In set designer Beowulf Boritt’s creation, paper is strewn across the floor and Ilana’s desk, and a shelf in the corner is overflowing with colorful works. In the play, relationships develop between Ilana, a high school math teacher, and the teacher’s brilliant student, who becomes Ilana’s origami apprentice.

Speaking with a selection of these folders uncovers a field somewhat difficult to define, suspended between art and math. In order to succeed, one must possess agile hands, an aesthetic sense, and a knack for solving puzzles. A former software engineer living outside Boston, Jeanine Mosely, lent Second Stage several pieces, including an “Orb” and a “Bud,” both modular works (meaning they were made from multiple pieces of paper) in elegant geometric shapes, about 1 foot by 1 foot. Ms. Mosely specializes in making abstract, curved shapes out of paper. Using computational geometry, she calculates the arc of a curve she needs her paper to bend in on a computer, prints it, and scores the paper using an embossing tool before she begins folding. She said her technical background has enabled her to create more complex models than traditional origami folders.

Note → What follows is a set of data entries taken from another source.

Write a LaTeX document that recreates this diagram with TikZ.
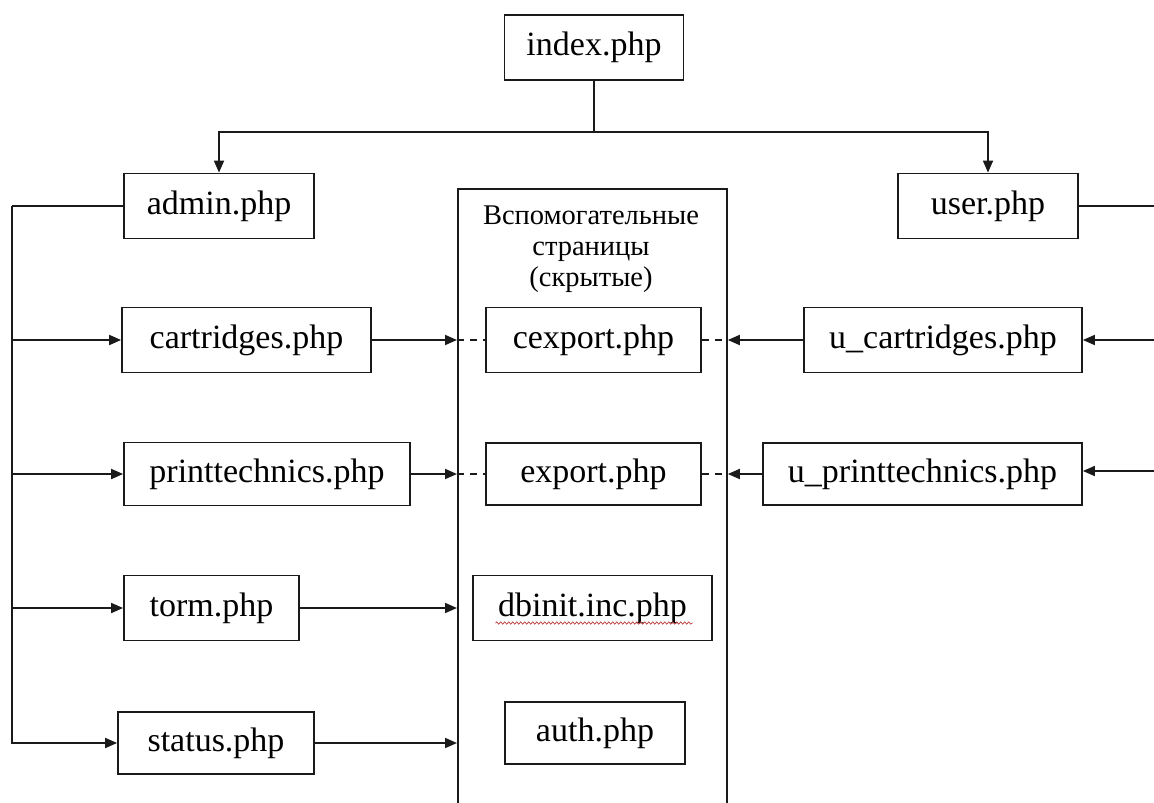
\documentclass[tikz,border=0pt]{standalone}
\usepackage{fontspec}
\setmainfont{Liberation Serif}
\usetikzlibrary{positioning,arrows.meta,calc,decorations.pathmorphing}
\definecolor{ink}{HTML}{1A1A1A}
\definecolor{squiggle}{HTML}{C0393B}
\tikzset{
  page/.style  ={draw=ink, line width=1.8pt, fill=white, minimum height=65pt, inner sep=0pt, font=\fontsize{34}{40}\selectfont},
  hidden/.style={draw=ink, line width=1.8pt, minimum width=269pt, minimum height=660pt, inner sep=0pt},
  htitle/.style={align=center, font=\fontsize{28.5}{31}\selectfont},
  ln/.style    ={draw=ink, line width=1.8pt, -{Triangle[length=12pt,width=10pt]}},
  lnp/.style   ={draw=ink, line width=1.8pt},
  lnd/.style   ={draw=ink, line width=1.8pt, dash pattern=on 7pt off 6pt},
}

\begin{document}
\begin{tikzpicture}[x=1pt,y=-1pt]
    \useasboundingbox (0,0) rectangle (1154,803);
    \clip (0,0) rectangle (1154,803);

    % hidden helper pages
    \node[hidden,anchor=north west] (aux) at (457,188) {};
    \node[htitle] (auxt) at (591,249) {Вспомогательные\\страницы\\(скрытые)};

    \node[page,minimum width=179pt] (index) at (594,47.5) {index.php};
    \node[page,minimum width=190pt] (admin) at (219,206) {admin.php};
    \node[page,minimum width=180pt] (user)  at (988,206) {user.php};

    \node[page,minimum width=249pt] (cart)  at (246.5,340) {cartridges.php};
    \node[page,minimum width=286pt,minimum height=63pt] (print) at (267,474) {printtechnics.php};
    \node[page,minimum width=175pt] (torm)  at (211.5,608) {torm.php};
    \node[page,minimum width=196pt,minimum height=62pt] (status) at (216,743) {status.php};

    \node[page,minimum width=215pt] (cexp)  at (593.5,340) {cexport.php};
    \node[page,minimum width=215pt,minimum height=62pt] (exp) at (593.5,474) {export.php};
    \node[page,minimum width=239pt] (dbinit) at (592.5,608) {dbinit.inc.php};
    \node[page,minimum width=180pt,minimum height=62pt] (auth) at (595,733) {auth.php};

    \node[page,minimum width=278pt] (ucart)  at (943,340) {u\_cartridges.php};
    \node[page,minimum width=319pt,minimum height=62pt] (uprint) at (922.5,474) {u\_printtechnics.php};

    \draw[squiggle,line width=.7pt,decorate,decoration={snake,amplitude=1.2pt,segment length=4pt}]
      ($(dbinit.center)+(-97,15)$) -- ($(dbinit.center)+(100,15)$);

    % free ends at the page edges
    \coordinate (bus)  at (12,206);
    \coordinate (rout) at (1154,206);
    \coordinate (rin1) at (1154,340);
    \coordinate (rin2) at (1154,471);
    \coordinate (top)  at (594,132);

    \draw[lnp] (index.south) -- (top);
    \draw[ln] (top) -| (admin.north);
    \draw[ln] (top) -| (user.north);

    \draw[lnp] (admin.west) -- (bus);
    \draw[ln] (bus) |- (status.west);
    \draw[ln] (bus |- cart.west) -- (cart.west);
    \draw[ln] (bus |- print.west) -- (print.west);
    \draw[ln] (bus |- torm.west) -- (torm.west);

    \draw[ln] (cart.east) -- (cart.east -| aux.west);
    \draw[ln] (print.east) -- (print.east -| aux.west);
    \draw[ln] (torm.east) -- (torm.east -| aux.west);
    \draw[ln] (status.east) -- (status.east -| aux.west);
    \draw[lnd] (cexp.west -| aux.west) -- (cexp.west);
    \draw[lnd] (exp.west -| aux.west) -- (exp.west);

    \draw[lnd] (cexp.east) -- (cexp.east -| aux.east);
    \draw[lnd] (exp.east) -- (exp.east -| aux.east);
    \draw[ln] (ucart.west) -- (ucart.west -| aux.east);
    \draw[ln] (uprint.west) -- (uprint.west -| aux.east);

    \draw[lnp] (user.east |- rout) -- (rout);
    \draw[ln] (rin1) -- (ucart.east);
    \draw[ln] (rin2) -- (uprint.east |- rin2);
  \end{tikzpicture}
\end{document}
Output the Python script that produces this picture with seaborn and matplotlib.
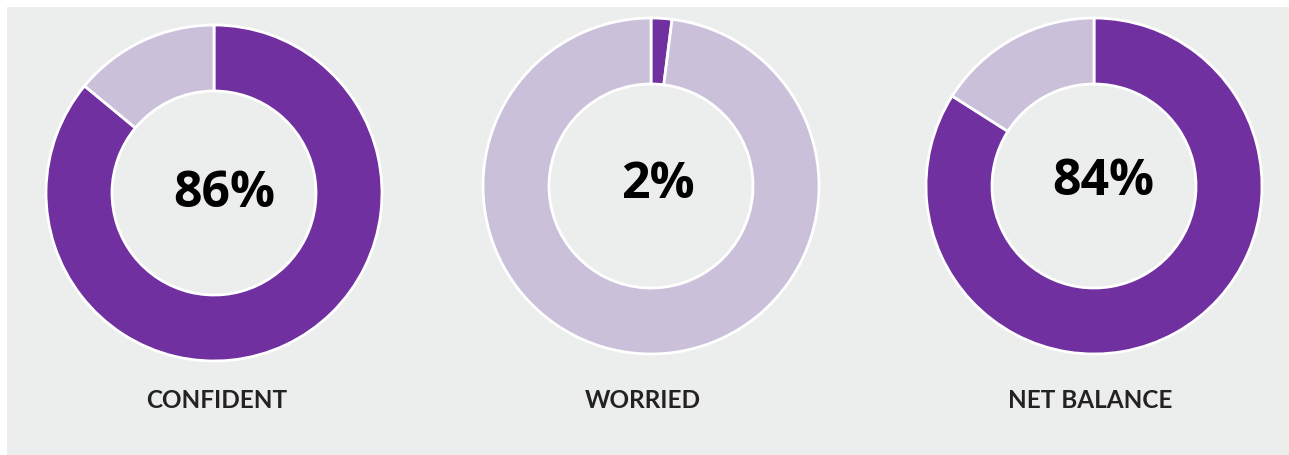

“In most forms of art, the artist creates a work, and people view it,” Ms. Mosely said. “In origami you create a work for other people to reproduce it. In that way, it is a little more like creating music. An original designer can create a design and then somebody else can take it and make something better.”

Saadya Sternberg is a folder who lives in Israel and is known for his representational works, mainly of human heads. For the play, Mr. Sternberg submitted a horse, a source of pride because it was created by relatively few origami steps, yet has detail. Mr. Sternberg said that origami is about “getting the most out of the least, or starting with a simple piece of flat paper and getting mind-blowing results.” Nearly all of his pieces are made from only one sheet of paper.

Mr. Sternberg also spoke of origami as an intimate process of relating to other folders. “It’s not just that we speak the same language,” he said. “When you follow someone else’s folds, it is like going over their brain with your finger.”

A professor of computer science at Western Connecticut State University, Rona Gurkewitz, lent what she calls a dimpled dodecahedron for the play (a non-folder might call it a star). Ms. Gurkewitz spent three hours constructing its 90 modules, which are folded in two different ways, and joined to create a polyhedron shape. She designed the piece about 20 years ago.

Ms. Gurkewitz is the author of four origami books: “3-D Geometric Origami: Modular Polyhedra,” “Modular Origami Polyhedra,” “Multimodular Origami Polyhedra: Archimedeans, Buckyballs and Duality,” and “Beginner’s Book of Multimodular Origami Polyhedra: The Platonic Solids” (all Dover Publications), all of which articulate how to make complex origami models through a step-by-step process and the use of diagrams. She said that learning and teaching origami has made her a better professor because of the teaching principles that are intrinsic to it.

Delrosa Marshall contributed two works — a 12-piece indented sphere, and a 14-piece wheel — but was somewhat apprehensive about participating in the project. “Because a play is commercial in nature, one has to be careful in terms of folding someone else’s work and submitting it,” she said. In the play’s program, all the contributors are credited, and if they were not the designers of the work, the creator is cited.

Ms. Marshall’s concern is a conflict that arises frequently in origami, given the fact that most folders start with simple designs that are considered common knowledge among folders and have no known creator. Folders will build on the model, combining it with other forms, to create a work that is their own. The question remains, however, whether any work is truly original. For most folders, this is in fact the welcome essence of origami, and only becomes problematic when someone tries to sell a piece. “People have remarked that until the field is recognized by the art world and there is actual money to be made, the debate will continue,” Ms. Mosely said.

Mr. Sternberg echoed her thoughts. “Origami has benefited from the fact that there hasn’t been much of a market for it,” he said. “The commercial aspects have not yet poisoned the field.”